If you think about a really well-established database like Oracle, you still expect that any organization that’s running Oracle, a whole cadre of experts, database administrators, who are dedicated to care, feeding, and keeping that system up and reliable. There’s a lot of complexity in managing data systems. That’s a technology that’s got unbelievable amount of investment, both in terms of human hours from consumers, customers of it, as well as investment by one of the largest software companies in the world.
Stefan: Where do you guys start, and where are companies that selling Hadoop distributions end? [18:32]
Ron: I think that there’s a very different emphasis in our business models. We’re emphasizing developing strategic applications for customers that really create unique differentiation from them. How do you blend together datasets? Break down silos? Start to drive business outcomes? Whereas the Hadoop distribution vendors are really focused on driving a platform business and subscriptions revenues around that. As one of our customers said, we like that there’s a bit of overlap in services between our distribution vendor and Think Big, because if there weren’t an overlap there’d be a gap.

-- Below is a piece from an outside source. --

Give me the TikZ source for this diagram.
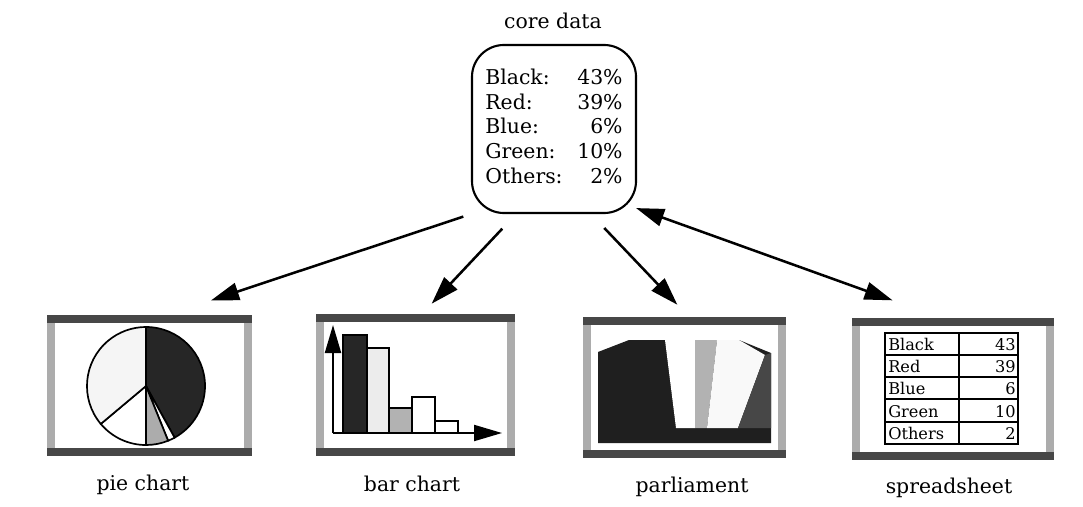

We want to make sure we’ve got things covered, but we like to use our distribution vendor for days of expert services to certify things, for basic cluster configuration. When it comes to actually doing the heavy lifting of the integration, the application architecture, we want a vendor-neutral expert that knows how to assemble the right pieces together and deliver outcomes. [19:30]
Stefan: Great. Thank you very much.
Ron: Thank you.
Stefan: See you in the next episode, and let’s have a little bit more-
Ron: Hop Stoopid.
Stefan: Hop Stoopid, jeez, that’s good.